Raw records
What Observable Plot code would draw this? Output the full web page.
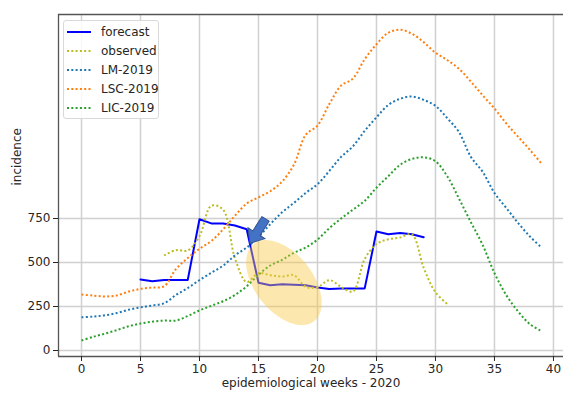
<!DOCTYPE html>
<html>
<head>
<meta charset="utf-8">
<script src="https://cdn.jsdelivr.net/npm/d3@7"></script>
<script src="https://cdn.jsdelivr.net/npm/@observablehq/plot@0.6"></script>
<style>
  body { margin: 0; background: #fff; }
  #wrap { position: relative; width: 563px; height: 396px; overflow: hidden; font-family: "DejaVu Sans", sans-serif; }
  #legend { position: absolute; left: 63px; top: 20px; width: 94px; height: 97px; border: 1px solid #d9d9d9; border-radius: 3px; background: rgba(255,255,255,0.85); }
  .lrow { position: absolute; left: 0; height: 16px; font-size: 12px; color: #262626; }
  .lrow svg { position: absolute; left: 3px; top: 6px; }
  .lrow span { position: absolute; left: 37px; top: 0; white-space: nowrap; line-height: 16px; }
</style>
</head>
<body>
<div id="wrap"></div>
<script>
// ---- data ----
const baseWeeks = [0,1,2,3,4,5,6,7,8,9,10,11,12,13,14,15,16,17,18,19,20,21,22,23,24,25,26,27,28,29,30,31,32,33,34,35,36,37,38,39];
const lm2019  = [189,193,200,213,232,245,256,268,315,355,400,442,482,540,585,645,718,785,838,895,945,1020,1100,1160,1248,1325,1395,1430,1443,1424,1390,1320,1240,1100,1015,895,810,725,648,585];
const lsc2019 = [318,312,307,313,335,350,358,365,462,525,578,622,688,765,835,870,905,960,1055,1225,1278,1400,1505,1545,1655,1740,1805,1822,1800,1752,1692,1650,1600,1528,1450,1375,1290,1215,1140,1061];
const lic2019 = [57,78,96,116,138,153,164,170,170,196,228,254,280,315,365,430,483,515,555,585,630,695,750,800,850,925,990,1055,1088,1098,1075,990,862,729,600,440,315,222,150,110];
const forecastWeeks = [5,6,7,8,9,10,11,12,13,14,15,16,17,18,19,20,21,22,23,24,25,26,27,28,29];
const forecast = [403,394,400,400,400,746,722,722,710,689,385,371,376,374,371,358,350,353,353,353,676,661,667,660,644];
const observedWeeks = [7,8,9,10,11,12,13,14,15,16,17,18,19,20,21,22,23,24,25,26,27,28,29,30,31];
const observed = [540,570,568,650,822,800,525,390,440,428,420,428,362,360,400,362,335,520,605,632,642,660,470,331,265];
const xTicks = [0,5,10,15,20,25,30,35,40];
const yTicks = [0,250,500,750];
const seriesNames = ["forecast","observed","LM-2019","LSC-2019","LIC-2019"];
const seriesColors = ["#0000ff","#bcbd22","#1f77b4","#ff7f0e","#2ca02c"];
const xLabel = "epidemiological weeks - 2020";
const yLabel = "incidence";
const highlightCenter = {week: 17.2, value: 383};
const arrowTip = {week: 14.32, value: 606};

// ---- build ----
const rows = (ws, vs) => ws.map((w, i) => ({w, v: vs[i]}));
const xDomain = [-1.95, 40.85];
const yDomain = [-34, 1909];
const DASH = "2,2.3";
const dotted = {strokeWidth: 2, strokeDasharray: DASH, strokeLinecap: "butt", curve: "catmull-rom"};
const gridStyle = {stroke: "#d0d0d0", strokeWidth: 1.5};
const spine = {stroke: "#555", strokeWidth: 1.3};

const plot = Plot.plot({
  width: 563, height: 396,
  marginLeft: 58, marginRight: 0, marginTop: 14, marginBottom: 40,
  x: {domain: xDomain},
  y: {domain: yDomain},
  style: {fontFamily: "DejaVu Sans, sans-serif", fontSize: "12px", color: "#262626", background: "transparent", overflow: "visible"},
  marks: [
    Plot.ruleX(xTicks, gridStyle),
    Plot.ruleY(yTicks, gridStyle),
    Plot.line(rows(forecastWeeks, forecast), {x: "w", y: "v", stroke: seriesColors[0], strokeWidth: 2}),
    Plot.line(rows(observedWeeks, observed), {x: "w", y: "v", stroke: seriesColors[1], ...dotted}),
    Plot.line(rows(baseWeeks, lm2019), {x: "w", y: "v", stroke: seriesColors[2], ...dotted}),
    Plot.line(rows(baseWeeks, lsc2019), {x: "w", y: "v", stroke: seriesColors[3], ...dotted}),
    Plot.line(rows(baseWeeks, lic2019), {x: "w", y: "v", stroke: seriesColors[4], ...dotted}),
    Plot.ruleX([xDomain[0]], spine),
    Plot.ruleY([yDomain[0]], spine),
    Plot.ruleY([yDomain[1]], spine),
    Plot.axisX({ticks: xTicks, tickSize: 5, tickPadding: 3, label: null, fontSize: 12}),
    Plot.axisY({ticks: yTicks, tickSize: 5, tickPadding: 3, label: null, fontSize: 12}),
    Plot.text([xLabel], {frameAnchor: "bottom", dy: 30, fontSize: 12, fill: "#262626"}),
    Plot.text([yLabel], {frameAnchor: "left", dx: -41, rotate: -90, fontSize: 12, fill: "#262626"})
  ]
});

const wrap = document.getElementById("wrap");
wrap.appendChild(plot);

// annotations placed through the plot's scales
const sx = plot.scale("x"), sy = plot.scale("y");
const svg = d3.select(plot);
const cx = sx.apply(highlightCenter.week), cy = sy.apply(highlightCenter.value);
svg.append("ellipse")
  .attr("cx", 0).attr("cy", 0).attr("rx", 49).attr("ry", 29)
  .attr("transform", `translate(${cx},${cy}) rotate(52)`)
  .attr("fill", "#f9c940").attr("fill-opacity", 0.42);
const tx = sx.apply(arrowTip.week), ty = sy.apply(arrowTip.value);
svg.append("polygon")
  .attr("points", "0,0 -12,-10 -12,-4.3 -29,-4.3 -29,4.3 -12,4.3 -12,10")
  .attr("transform", `translate(${tx},${ty}) rotate(122.5)`)
  .attr("fill", "#4472c4").attr("stroke", "#2f528f").attr("stroke-width", 1);

// legend
const legend = document.createElement("div");
legend.id = "legend";
seriesNames.forEach((name, i) => {
  const row = document.createElement("div");
  row.className = "lrow";
  row.style.top = (3 + i * 19) + "px";
  row.style.width = "92px";
  const dash = i === 0 ? "" : `stroke-dasharray="${DASH}"`;
  row.innerHTML = `<svg width="26" height="4"><line x1="0" y1="2" x2="24" y2="2" stroke="${seriesColors[i]}" stroke-width="2" ${dash}/></svg><span>${name}</span>`;
  legend.appendChild(row);
});
wrap.appendChild(legend);
</script>
</body>
</html>
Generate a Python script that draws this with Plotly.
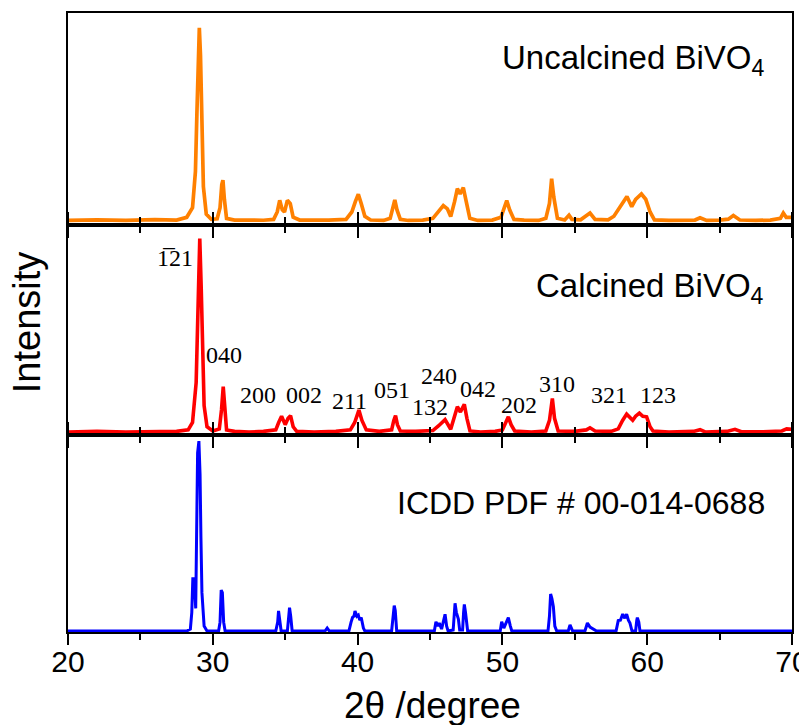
import plotly.graph_objects as go
from plotly.subplots import make_subplots

# 2theta (degree) / intensity (% of panel height)
uncalc_x = [20.0, 22.0, 24.0, 26.0, 27.5, 28.2, 28.6, 28.8, 28.9, 29.0, 29.07, 29.15, 29.25, 29.35, 29.55, 29.9,
            30.3, 30.5, 30.62, 30.7, 30.8, 30.95, 31.5, 32.5, 33.5, 34.2, 34.45, 34.62, 34.8, 34.95, 35.15, 35.35,
            35.55, 36.0, 37.0, 38.0, 39.2, 39.6, 39.85, 40.05, 40.25, 40.5, 40.9, 41.8, 42.25, 42.45, 42.57, 42.72,
            42.95, 43.5, 44.5, 45.2, 45.6, 45.92, 46.2, 46.43, 46.7, 46.89, 47.08, 47.3, 47.5, 47.75, 48.3, 49.3,
            49.9, 50.15, 50.3, 50.5, 50.8, 51.5, 52.5, 53.0, 53.25, 53.4, 53.55, 53.8, 54.3, 54.6, 54.8, 55.4,
            56.05, 56.4, 57.3, 57.7, 58.2, 58.6, 58.93, 59.2, 59.6, 59.9, 60.2, 60.5, 61.5, 62.5, 63.3, 63.65,
            64.1, 65.0, 65.6, 65.95, 66.4, 67.5, 68.5, 69.2, 69.4, 69.6, 70.0]
uncalc_y = [2.0, 2.3, 2.0, 2.4, 2.2, 3.5, 8, 25, 52, 85, 93, 80, 45, 18, 5, 2.5,
            2.8, 8, 19, 21, 12, 3, 2.2, 2.0, 2.1, 2.5, 6, 11.5, 7, 6, 11.5, 10,
            3.5, 2.2, 2.0, 2.2, 2.5, 6, 11, 14.4, 10, 4, 2.2, 2.0, 3, 9, 11.7, 7,
            2.5, 2.0, 2.2, 3, 6, 9, 7.5, 3.8, 11, 17, 14.5, 17.5, 11, 3, 2.0, 2.2,
            3.5, 8, 11.4, 7, 2.5, 2.2, 2.0, 3, 10, 21.7, 13, 3, 2.2, 4.5, 2.5, 2.3,
            5.5, 2.5, 2.3, 4, 9, 13.3, 8.5, 12, 14.5, 12, 6, 2.3, 2.0, 2.2, 2.2, 3.3,
            2.0, 2.2, 2.6, 4.3, 2.2, 2.0, 2.2, 3, 5.5, 3.5, 3.5]

calc_x = [20.0, 22.0, 24.0, 26.0, 27.5, 28.3, 28.6, 28.85, 28.98, 29.1, 29.2, 29.28, 29.4, 29.6, 30.0, 30.45,
          30.6, 30.72, 30.82, 30.95, 31.5, 32.5, 33.5, 34.35, 34.55, 34.75, 35.0, 35.2, 35.37, 35.55, 35.8, 37.0,
          38.5, 39.5, 39.8, 40.09, 40.3, 40.6, 41.5, 42.35, 42.5, 42.62, 42.75, 42.95, 44.0, 45.2, 45.6, 46.04,
          46.43, 46.7, 46.89, 47.1, 47.37, 47.55, 47.76, 48.5, 49.5, 50.0, 50.25, 50.41, 50.6, 50.85, 52.0, 53.0,
          53.25, 53.45, 53.6, 53.85, 55.0, 55.8, 56.05, 56.4, 57.5, 58.0, 58.3, 58.58, 59.0, 59.2, 59.46, 59.7,
          59.96, 60.2, 60.4, 61.5, 63.2, 63.65, 64.0, 65.5, 66.06, 66.5, 68.0, 69.3, 69.63, 70.0]
calc_y = [1.5, 1.8, 1.5, 1.8, 1.8, 2.5, 6, 25, 60, 93.4, 70, 40, 14, 4, 2.0, 3,
          12, 23, 12, 2.5, 1.8, 1.5, 1.8, 2.5, 6, 9, 5, 8, 9.3, 4, 1.8, 1.5,
          1.8, 2.5, 6, 11.9, 7, 2.5, 1.8, 2.5, 7, 9.3, 5, 2.0, 1.8, 2.2, 4.5, 7.4,
          2.8, 9, 13.5, 11, 14.6, 8, 2.0, 1.5, 1.8, 2.5, 6, 8.7, 5, 2.0, 1.5, 2.0,
          7, 17.4, 8, 2.0, 1.8, 2.5, 3.5, 2.0, 1.8, 3, 7, 10, 7.1, 9, 10.5, 9,
          8.7, 4, 2.0, 1.5, 1.8, 2.6, 1.5, 1.8, 2.8, 1.6, 1.6, 2.0, 3, 2.8]

icdd_x = [20.0, 28.2, 28.45, 28.55, 28.62, 28.72, 28.82, 28.88, 28.95, 29.04, 29.12, 29.18, 29.25, 29.4, 29.6,
          30.4, 30.5, 30.58, 30.66, 30.75, 30.85, 34.35, 34.48, 34.54, 34.62, 34.72, 35.15, 35.22, 35.3, 35.38,
          35.48, 37.75, 37.9, 38.05, 39.4, 39.55, 39.65, 39.75, 39.82, 39.95, 40.05, 40.15, 40.25, 40.4, 40.5,
          42.35, 42.45, 42.53, 42.6, 42.7, 45.3, 45.41, 45.55, 45.64, 45.8, 45.95, 46.04, 46.15, 46.25, 46.6,
          46.68, 46.73, 46.82, 46.96, 47.05, 47.25, 47.32, 47.37, 47.45, 47.53, 47.6, 49.85, 49.95, 50.1, 50.3,
          50.41, 50.55, 50.65, 53.15, 53.25, 53.33, 53.42, 53.52, 53.62, 53.75, 54.55, 54.67, 54.85, 55.7, 55.87,
          56.05, 56.28, 56.5, 57.85, 58.0, 58.15, 58.31, 58.45, 58.58, 58.7, 58.81, 58.95, 59.2, 59.28, 59.32,
          59.42, 59.5, 70.0]
icdd_y = [0.5, 0.5, 1.5, 10, 27, 27, 12, 60, 91, 97, 80, 48, 20, 3, 0.5,
          0.5, 5, 21.3, 20, 5, 0.5, 0.5, 5, 10.7, 7, 0.5, 0.5, 8, 12.4, 8,
          0.5, 0.5, 2, 0.5, 0.5, 5, 7.4, 8, 10.7, 8, 8.6, 6, 7.4, 2, 0.5,
          0.5, 8, 13.4, 11, 0.5, 0.5, 5.2, 3, 4.5, 1.5, 6, 9, 3, 0.5, 1,
          10, 14.6, 10, 6.6, 1, 1, 10, 14, 10, 5.8, 0.5, 0.5, 5.2, 2, 5,
          7.3, 3, 0.5, 0.5, 8, 19.3, 17, 12.9, 3, 0.5, 0.5, 3.6, 0.5, 0.5, 4.6,
          2.5, 1.5, 0.5, 0.5, 5.8, 6, 9.1, 7, 9.1, 6, 4.5, 0.5, 0.5, 6, 7.3,
          5, 0.5, 0.5]

# hkl labels of the calcined pattern
hkl_text = ['1\u030521', '040', '200', '002', '211', '051', '240', '132', '042', '202', '310', '321', '123']
hkl_x = [27.4, 30.77, 33.1, 36.3, 39.47, 42.35, 45.64, 45.0, 48.34, 51.17, 53.8, 57.38, 60.77]
hkl_y = [84.4, 38, 19, 19, 16, 21.4, 28, 13.2, 21.7, 14.3, 24.5, 19, 19]

fig = make_subplots(rows=3, cols=1, shared_xaxes=True, vertical_spacing=0,
                    row_heights=[0.342, 0.340, 0.318])

fig.add_scatter(x=uncalc_x, y=uncalc_y, mode='lines', line=dict(color='#FF8000', width=3.7),
                showlegend=False, row=1, col=1)
fig.add_scatter(x=calc_x, y=calc_y, mode='lines', line=dict(color='#FF0000', width=3.6),
                showlegend=False, row=2, col=1)
fig.add_scatter(x=icdd_x, y=icdd_y, mode='lines', line=dict(color='#0000FF', width=3),
                showlegend=False, row=3, col=1)

sans = 'Liberation Sans, Arial, sans-serif'
serif = 'Liberation Serif, Times New Roman, serif'

for r in [1, 2, 3]:
    fig.update_xaxes(range=[20, 70], showline=True, linecolor='black', linewidth=2,
                     ticks='outside', ticklen=11, tickwidth=2, tickcolor='black',
                     dtick=10, tick0=20, showgrid=False, zeroline=False, automargin=False,
                     minor=dict(dtick=5, ticklen=6, tickwidth=2, tickcolor='black', ticks='outside'),
                     mirror='ticks' if r > 1 else True,
                     showticklabels=(r == 3), row=r, col=1)
    fig.update_yaxes(range=[0, 100], showline=True, linecolor='black', linewidth=2, mirror=True,
                     ticks='', showticklabels=False, showgrid=False, zeroline=False, automargin=False,
                     row=r, col=1)

fig.update_xaxes(tickfont=dict(family=sans, size=30, color='black'), ticklabeloverflow='allow',
                 ticklabelstandoff=-9, row=3, col=1)

ann = []
ann.append(dict(text='Uncalcined BiVO<sub>4</sub>', x=68.2, y=78, xref='x', yref='y',
                xanchor='right', yanchor='middle', showarrow=False,
                font=dict(family=sans, size=33, color='black')))
ann.append(dict(text='Calcined BiVO<sub>4</sub>', x=68.2, y=70, xref='x2', yref='y2',
                xanchor='right', yanchor='middle', showarrow=False,
                font=dict(family=sans, size=33, color='black')))
ann.append(dict(text='ICDD PDF # 00-014-0688', x=68.3, y=65.5, xref='x3', yref='y3',
                xanchor='right', yanchor='middle', showarrow=False,
                font=dict(family=sans, size=32, color='black')))
for t, hx, hy in zip(hkl_text, hkl_x, hkl_y):
    ann.append(dict(text=t, x=hx, y=hy, xref='x2', yref='y2', xanchor='center', yanchor='middle',
                    showarrow=False, font=dict(family=serif, size=24, color='black')))
ann.append(dict(text='Intensity', x=-0.057, y=0.5, xref='paper', yref='paper', textangle=-90,
                xanchor='center', yanchor='middle', showarrow=False,
                font=dict(family=sans, size=38, color='black')))
ann.append(dict(text='2\u03b8 /degree', x=0.504, y=-0.1195, xref='paper', yref='paper',
                xanchor='center', yanchor='middle', showarrow=False,
                font=dict(family=sans, size=37, color='black')))

# page body has an 8px margin, so the figure is drawn 8px smaller
fig.update_layout(width=799, height=717, margin=dict(l=60, r=15, t=5, b=93, autoexpand=False),
                  paper_bgcolor='white', plot_bgcolor='white', annotations=ann)

fig.write_html('out.html')
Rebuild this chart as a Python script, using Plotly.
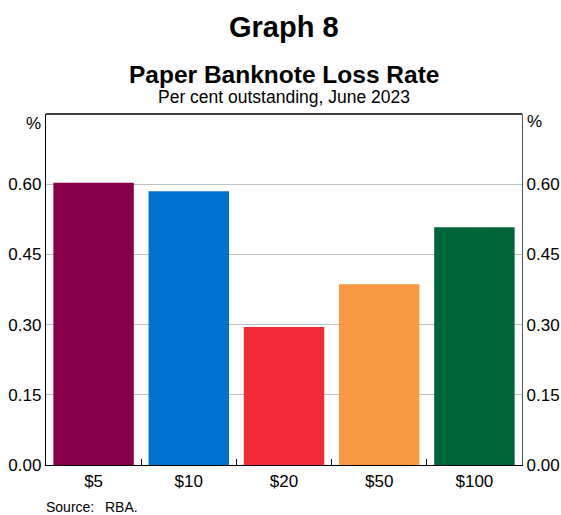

DESCRIPTION OF THE TASK:
Copy out each line that contains the word "this".

SOLUTION:
What Observable Plot code would draw this? Output the full web page.
Generate a Python script that draws this with Plotly.
Rebuild this chart as a Python script, using Plotly.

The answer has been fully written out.